Caray, hoy, 30 días después (uf, ¡qué fuerte!) No puedo narrar ese día a día. Ni siquiera podría hacer un recuento, día a día de síntomas. Tengo lagunas, muchas, de días enteros. Apenas y recuerdo dos noches infernales con sus sueños-pesadillas pero tampoco podría narrarlos con exactitud. Uno de plano se me olvidó, el otro, todavía me da taquicadia porque lo recuerdo por fragmentos.
¡Es una pena que no se me dé romantizar algunas cosas (otras, las romantizo re-bien y hasta me excedo en ello) entre ellas el encierro, el aislamiento, el yo-mi-me-conmigo, porque me uniría a los miles de tuits y posts y estaría “bien in”, pero no, pues no se me da y ya está. Carencias que tiene una qué se le va a hacer.
Tampoco estoy nivel idiota máxima de que soy el ombligo del mundo. Miro, aunque a veces no quisiera, a mi alrededor. En lo personal, en la microhistoria más micro de mi ser, y no sé si con muchita o poquita, o la justa autocompasión del COVID19 mismo ¡Carajo estar enfermo y solo es de la mierda! Doy gracias infinitas de no haberlo estado en soledad. Porque solitario y en soledad no es lo mismo. Ni es igual. Afortunadamente fue en solitario pero no en soledad. Y pasarla en solitario, trae consigo otros miedos, otros temores, otrs reflexiones.

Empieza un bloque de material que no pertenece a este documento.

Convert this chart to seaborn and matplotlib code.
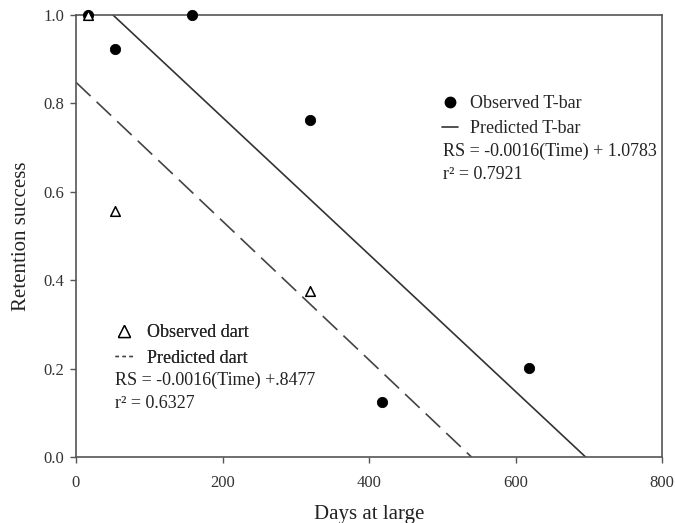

Salir al mundo virtual, ese mundo de las redes, de la TV, de los medios masivos, que me traía la pregunta constante del ¿Y mientras yo me azoto en fiebre, dolor, tos, quejumbres, quejumbritos, quejumbrotes, qué pasa en el resto del mundo? Cuando salí de la fase más jodida, y pude leer, ver, dije… ¡Madre santa pura y cristalina, mi pequeñísimo drama corporeo-personal está mucho menos del carajo que afuera! Y esos son otros dolores. Y al parecer tan inevitables e irreflexivos como el COVID19 mismo. En el mundo. En todos los mundos posibles y probables que caben en el mundo.
Sí, soy incapaz de escribir un “Querido Diario”, de estos 30 días. De hacerlo, seguramente comenzaría con “Odiado SARS- CoV-2”, pero si de algo estoy convencida es de que ese diario, este diario, tampoco lo escribiré.